■ **Objective**
Extract each line of the material that follows exactly and omit its pictures.

■ **Information provided**
......

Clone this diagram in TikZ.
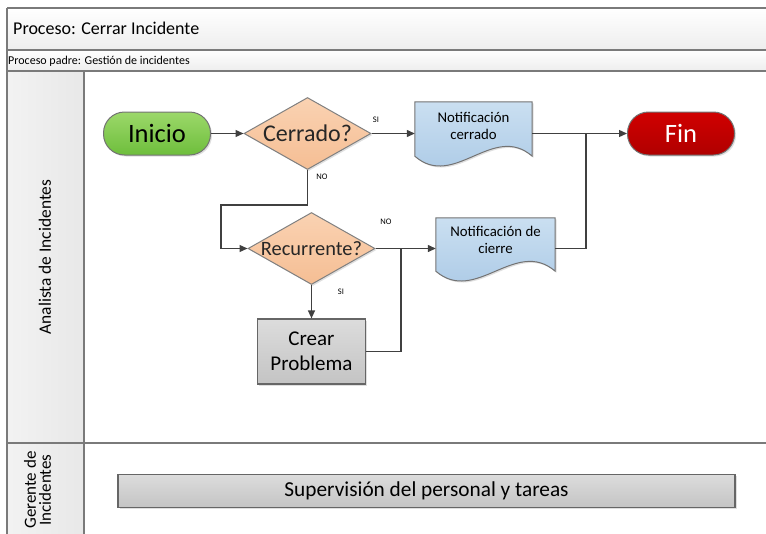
\documentclass[tikz,border=0pt]{standalone}
\usepackage{fontspec}
\setmainfont{Carlito}
\usetikzlibrary{shapes.geometric,arrows.meta,backgrounds,shadows,calc}
\definecolor{txt}{HTML}{262626}
\definecolor{frm}{HTML}{7A7A7A}
\definecolor{lnk}{HTML}{404040}
\definecolor{grnA}{HTML}{9CD86A}
\definecolor{grnB}{HTML}{6EBE3C}
\definecolor{redA}{HTML}{D00000}
\definecolor{redB}{HTML}{B00000}
\definecolor{pchA}{HTML}{FAD2B2}
\definecolor{pchB}{HTML}{F5BE94}
\definecolor{bluA}{HTML}{CADFF1}
\definecolor{bluB}{HTML}{A6C6E4}
\definecolor{gryA}{HTML}{DCDCDC}
\definecolor{gryB}{HTML}{C4C4C4}
\newcommand{\docshape}[2]{%
  \path[docfill] (#1.north west) -- (#1.north east) -- ($(#1.south east)+(0,#2)$)
    .. controls ($(#1.south west)!0.667!(#1.south east)+(0,#2-34)$) and ($(#1.south west)!0.333!(#1.south east)+(0,#2+34)$) ..
    ($(#1.south west)+(0,#2)$) -- cycle;}
\begin{document}
\begin{tikzpicture}[x=1pt,y=-1pt,
  font=\color{txt},
  frame/.style={draw=frm,line width=1.3pt},
  shad/.style={drop shadow={opacity=0.25,shadow xshift=1.5pt,shadow yshift=-1.5pt}},
  term/.style={rectangle,rounded corners=21pt,minimum width=107pt,minimum height=43pt,draw=black!55,line width=1pt,inner sep=0pt,shad,font=\fontsize{26.5}{28}\selectfont},
  dec/.style={diamond,aspect=1.76,minimum width=127pt,minimum height=72pt,inner sep=0pt,draw=black!50,line width=1pt,top color=pchA,bottom color=pchB,shad},
  docn/.style={rectangle,inner sep=0pt,align=center,font=\fontsize{14.8}{17}\selectfont},
  docfill/.style={draw=black!55,line width=1pt,top color=bluA,bottom color=bluB,shad},
  procbox/.style={rectangle,draw=black!60,line width=1.2pt,top color=gryA,bottom color=gryB,inner sep=0pt,align=center,shad},
  lbl/.style={font=\fontsize{8.5}{9}\selectfont,inner sep=0pt},
  lane/.style={rotate=90,align=center,font=\fontsize{17.4}{19}\selectfont,inner sep=0pt},
  conn/.style={draw=lnk,line width=1.3pt},
  arr/.style={conn,-{Triangle[length=8pt,width=7pt]}}]
\useasboundingbox (0,0) rectangle (766,533);
% frame
\shade[top color=white,bottom color=black!7] (7,8) rectangle (780,50);
\shade[top color=white,bottom color=black!7] (7,50) rectangle (780,71);
\shade[left color=black!5,right color=black!9] (7,71) rectangle (84,443);
\shade[left color=black!5,right color=black!9] (7,443) rectangle (84,540);
\draw[frame] (7,8) -- (780,8);
\draw[frame,line width=2pt] (7,50) -- (780,50);
\draw[frame] (7,71) -- (780,71);
\draw[frame] (7,443) -- (780,443);
\draw[frame] (7,8) -- (7,540);
\draw[frame] (84,71) -- (84,540);
\node[anchor=west,inner sep=0pt,font=\fontsize{18}{20}\selectfont] (title) at (13,28.5) {Proceso: Cerrar Incidente};
\node[anchor=west,inner sep=0pt,font=\fontsize{12}{13}\selectfont] (sub) at (8,61) {Proceso padre: Gestión de incidentes};
\node[lane] (lane1) at (45,257) {Analista de Incidentes};
\node[lane,font=\fontsize{17}{15}\selectfont] (lane2) at (37.5,490) {Gerente de\\Incidentes};
% nodes
\node[term,top color=grnA,bottom color=grnB] (ini) at (157,133.5) {Inicio};
\node[dec] (cer) at (307.5,133.5) {\fontsize{24}{26}\selectfont\makebox[0pt]{Cerrado?}};
\node[docn,minimum width=117pt,minimum height=48pt] (nce) at (473.5,126) {Notificación\\cerrado};
\node[term,top color=redA,bottom color=redB,font=\fontsize{26.5}{28}\selectfont\color{white}] (fin) at (681,133.5) {Fin};
\node[dec] (rec) at (311.5,248.5) {\fontsize{20.4}{22}\selectfont\makebox[0pt]{Recurrente?}};
\node[docn,minimum width=119pt,minimum height=44pt] (ncr) at (495.5,240) {Notificación de\\cierre};
\node[procbox,minimum width=108pt,minimum height=65pt,font=\fontsize{21}{25}\selectfont] (cp) at (311.5,351.5) {Crear\\Problema};
\node[procbox,minimum width=617pt,minimum height=33pt,font=\fontsize{21.3}{23}\selectfont] (sup) at (426.5,491) {Supervisión del personal y tareas};
\begin{scope}[on background layer]
\docshape{nce}{6}
\docshape{ncr}{9}
\end{scope}
% connectors
\coordinate (n1) at (221,205);
\coordinate (j1) at (586,133.5);
\coordinate (j2) at (401,248.5);
\draw[arr] (ini.east) -- (cer.west);
\draw[arr] (cer.east) -- (cer.east -| nce.west);
\draw[arr] (nce.east |- fin.west) -- (fin.west);
\draw[conn] (ncr.east |- rec.east) -| (j1);
\draw[arr] (cer.south) |- (n1) |- (rec.west);
\draw[arr] (rec.east) -- (rec.east -| ncr.west);
\draw[arr] (rec.south) -- (cp.north);
\draw[conn] (cp.east) -| (j2);
% labels
\node[lbl] (l1) at (376,120) {SI};
\node[lbl] (l2) at (322,177) {NO};
\node[lbl] (l3) at (386,222) {NO};
\node[lbl] (l4) at (341,292) {SI};
\end{tikzpicture}
\end{document}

......

■ **Solution below**
Clone this diagram in TikZ.
\documentclass[tikz,border=0pt]{standalone}
\usepackage{fontspec}
\setmainfont{Carlito}
\usetikzlibrary{shapes.geometric,arrows.meta,backgrounds,shadows,calc}
\definecolor{txt}{HTML}{262626}
\definecolor{frm}{HTML}{7A7A7A}
\definecolor{lnk}{HTML}{404040}
\definecolor{grnA}{HTML}{9CD86A}
\definecolor{grnB}{HTML}{6EBE3C}
\definecolor{redA}{HTML}{D00000}
\definecolor{redB}{HTML}{B00000}
\definecolor{pchA}{HTML}{FAD2B2}
\definecolor{pchB}{HTML}{F5BE94}
\definecolor{bluA}{HTML}{CADFF1}
\definecolor{bluB}{HTML}{A6C6E4}
\definecolor{gryA}{HTML}{DCDCDC}
\definecolor{gryB}{HTML}{C4C4C4}
\newcommand{\docshape}[2]{%
  \path[docfill] (#1.north west) -- (#1.north east) -- ($(#1.south east)+(0,#2)$)
    .. controls ($(#1.south west)!0.667!(#1.south east)+(0,#2-34)$) and ($(#1.south west)!0.333!(#1.south east)+(0,#2+34)$) ..
    ($(#1.south west)+(0,#2)$) -- cycle;}
\begin{document}
\begin{tikzpicture}[x=1pt,y=-1pt,
  font=\color{txt},
  frame/.style={draw=frm,line width=1.3pt},
  shad/.style={drop shadow={opacity=0.25,shadow xshift=1.5pt,shadow yshift=-1.5pt}},
  term/.style={rectangle,rounded corners=21pt,minimum width=107pt,minimum height=43pt,draw=black!55,line width=1pt,inner sep=0pt,shad,font=\fontsize{26.5}{28}\selectfont},
  dec/.style={diamond,aspect=1.76,minimum width=127pt,minimum height=72pt,inner sep=0pt,draw=black!50,line width=1pt,top color=pchA,bottom color=pchB,shad},
  docn/.style={rectangle,inner sep=0pt,align=center,font=\fontsize{14.8}{17}\selectfont},
  docfill/.style={draw=black!55,line width=1pt,top color=bluA,bottom color=bluB,shad},
  procbox/.style={rectangle,draw=black!60,line width=1.2pt,top color=gryA,bottom color=gryB,inner sep=0pt,align=center,shad},
  lbl/.style={font=\fontsize{8.5}{9}\selectfont,inner sep=0pt},
  lane/.style={rotate=90,align=center,font=\fontsize{17.4}{19}\selectfont,inner sep=0pt},
  conn/.style={draw=lnk,line width=1.3pt},
  arr/.style={conn,-{Triangle[length=8pt,width=7pt]}}]
\useasboundingbox (0,0) rectangle (766,533);
% frame
\shade[top color=white,bottom color=black!7] (7,8) rectangle (780,50);
\shade[top color=white,bottom color=black!7] (7,50) rectangle (780,71);
\shade[left color=black!5,right color=black!9] (7,71) rectangle (84,443);
\shade[left color=black!5,right color=black!9] (7,443) rectangle (84,540);
\draw[frame] (7,8) -- (780,8);
\draw[frame,line width=2pt] (7,50) -- (780,50);
\draw[frame] (7,71) -- (780,71);
\draw[frame] (7,443) -- (780,443);
\draw[frame] (7,8) -- (7,540);
\draw[frame] (84,71) -- (84,540);
\node[anchor=west,inner sep=0pt,font=\fontsize{18}{20}\selectfont] (title) at (13,28.5) {Proceso: Cerrar Incidente};
\node[anchor=west,inner sep=0pt,font=\fontsize{12}{13}\selectfont] (sub) at (8,61) {Proceso padre: Gestión de incidentes};
\node[lane] (lane1) at (45,257) {Analista de Incidentes};
\node[lane,font=\fontsize{17}{15}\selectfont] (lane2) at (37.5,490) {Gerente de\\Incidentes};
% nodes
\node[term,top color=grnA,bottom color=grnB] (ini) at (157,133.5) {Inicio};
\node[dec] (cer) at (307.5,133.5) {\fontsize{24}{26}\selectfont\makebox[0pt]{Cerrado?}};
\node[docn,minimum width=117pt,minimum height=48pt] (nce) at (473.5,126) {Notificación\\cerrado};
\node[term,top color=redA,bottom color=redB,font=\fontsize{26.5}{28}\selectfont\color{white}] (fin) at (681,133.5) {Fin};
\node[dec] (rec) at (311.5,248.5) {\fontsize{20.4}{22}\selectfont\makebox[0pt]{Recurrente?}};
\node[docn,minimum width=119pt,minimum height=44pt] (ncr) at (495.5,240) {Notificación de\\cierre};
\node[procbox,minimum width=108pt,minimum height=65pt,font=\fontsize{21}{25}\selectfont] (cp) at (311.5,351.5) {Crear\\Problema};
\node[procbox,minimum width=617pt,minimum height=33pt,font=\fontsize{21.3}{23}\selectfont] (sup) at (426.5,491) {Supervisión del personal y tareas};
\begin{scope}[on background layer]
\docshape{nce}{6}
\docshape{ncr}{9}
\end{scope}
% connectors
\coordinate (n1) at (221,205);
\coordinate (j1) at (586,133.5);
\coordinate (j2) at (401,248.5);
\draw[arr] (ini.east) -- (cer.west);
\draw[arr] (cer.east) -- (cer.east -| nce.west);
\draw[arr] (nce.east |- fin.west) -- (fin.west);
\draw[conn] (ncr.east |- rec.east) -| (j1);
\draw[arr] (cer.south) |- (n1) |- (rec.west);
\draw[arr] (rec.east) -- (rec.east -| ncr.west);
\draw[arr] (rec.south) -- (cp.north);
\draw[conn] (cp.east) -| (j2);
% labels
\node[lbl] (l1) at (376,120) {SI};
\node[lbl] (l2) at (322,177) {NO};
\node[lbl] (l3) at (386,222) {NO};
\node[lbl] (l4) at (341,292) {SI};
\end{tikzpicture}
\end{document}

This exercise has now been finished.